Data extract -

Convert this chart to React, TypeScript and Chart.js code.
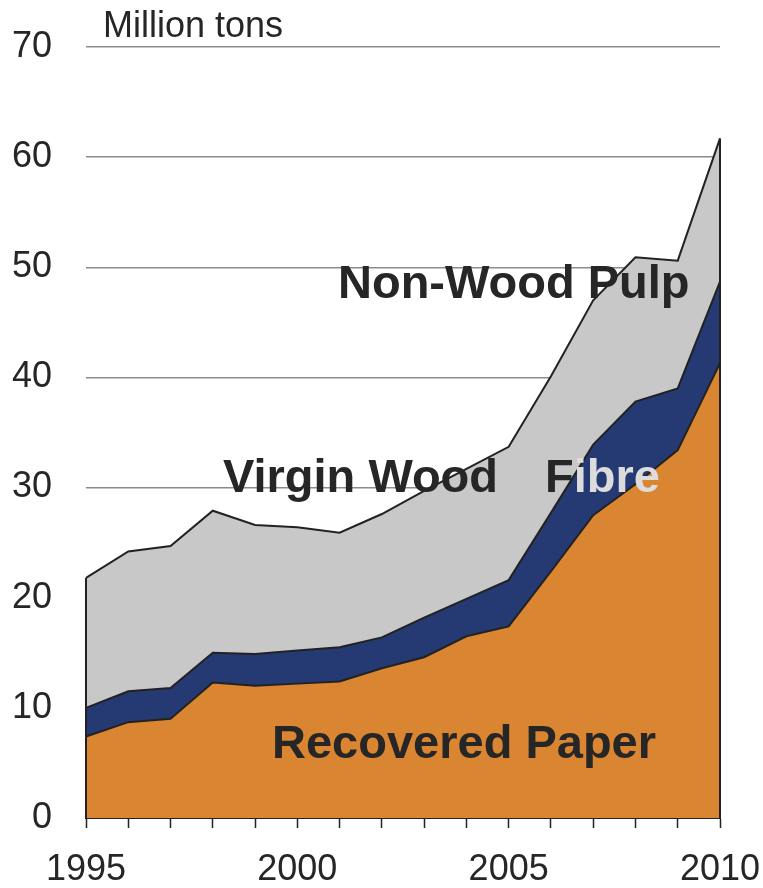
import React, { useEffect, useRef } from "react";
import { Chart, registerables } from "chart.js";

Chart.register(...registerables);

const years = ["1995","1996","1997","1998","1999","2000","2001","2002","2003","2004","2005","2006","2007","2008","2009","2010"];
const shownYears = ["1995", "2000", "2005", "2010"];
const recoveredPaper = [7.4, 8.7, 9.0, 12.3, 12.0, 12.2, 12.4, 13.6, 14.6, 16.5, 17.4, 22.4, 27.5, 30.3, 33.4, 41.3];
const virginWoodFibre = [2.6, 2.8, 2.8, 2.7, 2.9, 3.0, 3.1, 2.8, 3.6, 3.4, 4.2, 5.3, 6.4, 7.5, 5.6, 7.4];
const nonWoodPulp = [11.8, 12.7, 12.9, 12.9, 11.7, 11.2, 10.4, 11.2, 11.5, 11.8, 12.1, 12.4, 13.1, 13.1, 11.6, 13.0];
const yMin = 0;
const yMax = 70;
const yStep = 10;
const unitLabel = "Million tons";

const FONT = '"Liberation Sans", Arial, sans-serif';
const DARK = "#262626";
const LINE = "#222222";

const edgesPlugin = {
  id: "edges",
  afterDatasetsDraw(chart: any) {
    const { ctx, scales } = chart;
    const x = scales.x;
    const y = scales.y;
    const last = years.length - 1;
    const total = (i: number) => recoveredPaper[i] + virginWoodFibre[i] + nonWoodPulp[i];
    ctx.save();
    ctx.strokeStyle = LINE;
    ctx.lineWidth = 2;
    [0, last].forEach((i) => {
      const px = x.getPixelForValue(i);
      ctx.beginPath();
      ctx.moveTo(px, y.getPixelForValue(total(i)));
      ctx.lineTo(px, y.getPixelForValue(0));
      ctx.stroke();
    });
    ctx.restore();
  },
};

const textPlugin = {
  id: "texts",
  afterDraw(chart: any) {
    const { ctx } = chart;
    ctx.save();
    ctx.textBaseline = "alphabetic";
    ctx.textAlign = "left";
    ctx.fillStyle = DARK;
    ctx.font = `36px ${FONT}`;
    ctx.fillText(unitLabel, 103, 37);
    ctx.font = `bold 47px ${FONT}`;
    ctx.fillText("Non-Wood Pulp", 338, 298);
    ctx.fillText("Virgin Wood", 223, 492);
    ctx.fillText("F", 545, 492);
    const fw = ctx.measureText("F").width;
    ctx.fillStyle = "#dcdcdc";
    ctx.fillText("ibre", 545 + fw, 492);
    ctx.fillStyle = DARK;
    ctx.fillText("Recovered Paper", 272, 758);
    ctx.restore();
  },
};

export default function App() {
  const ref = useRef<HTMLCanvasElement | null>(null);

  useEffect(() => {
    if (!ref.current) return;
    const common = {
      tension: 0,
      pointRadius: 0,
      pointHoverRadius: 0,
      borderColor: LINE,
      borderWidth: 2,
    };
    const chart = new Chart(ref.current, {
      type: "line",
      data: {
        labels: years,
        datasets: [
          { ...common, label: "Recovered Paper", data: recoveredPaper, backgroundColor: "#d98532", fill: "origin" },
          { ...common, label: "Virgin Wood Fibre", data: virginWoodFibre, backgroundColor: "#253a73", fill: "-1" },
          { ...common, label: "Non-Wood Pulp", data: nonWoodPulp, backgroundColor: "#c8c8c8", fill: "-1" },
        ],
      },
      options: {
        animation: false,
        responsive: true,
        maintainAspectRatio: false,
        layout: { padding: { top: 47, right: 43, left: 0, bottom: 0 } },
        plugins: {
          legend: { display: false },
          tooltip: { enabled: false },
        },
        scales: {
          x: {
            type: "category",
            offset: false,
            grid: {
              offset: false,
              drawOnChartArea: false,
              drawTicks: true,
              tickLength: 10,
              tickColor: LINE,
              tickWidth: 1.5,
            },
            border: { display: true, color: LINE, width: 2 },
            ticks: {
              autoSkip: false,
              maxRotation: 0,
              minRotation: 0,
              padding: 20,
              color: DARK,
              font: { family: FONT, size: 36 },
              callback: function (this: any, value: any) {
                const lab = this.getLabelForValue(value);
                return shownYears.includes(lab) ? lab : "";
              },
            },
            afterFit(scale: any) {
              scale.height = 70;
              scale.paddingLeft = 0;
              scale.paddingRight = 0;
            },
          },
          y: {
            stacked: true,
            min: yMin,
            max: yMax,
            grid: {
              color: "#8c8c8c",
              lineWidth: 1.5,
              drawTicks: false,
            },
            border: { display: false },
            ticks: {
              stepSize: yStep,
              padding: 34,
              color: DARK,
              font: { family: FONT, size: 36 },
            },
            afterFit(scale: any) {
              scale.width = 86;
              scale.paddingTop = 0;
              scale.paddingBottom = 0;
            },
          },
        },
      },
      plugins: [edgesPlugin, textPlugin],
    } as any);
    return () => chart.destroy();
  }, []);

  return (
    <div style={{ position: "fixed", left: 0, top: 0, width: 763, height: 888, background: "#fff" }}>
      <canvas ref={ref} />
    </div>
  );
}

Set exercise -
Skip the pictures, please, and transcribe only the lines from the beginning of the material through the one that contains "Chart.register(...registerables);".

Output for this exercise -
Convert this chart to React, TypeScript and Chart.js code.
import React, { useEffect, useRef } from "react";
import { Chart, registerables } from "chart.js";

Chart.register(...registerables);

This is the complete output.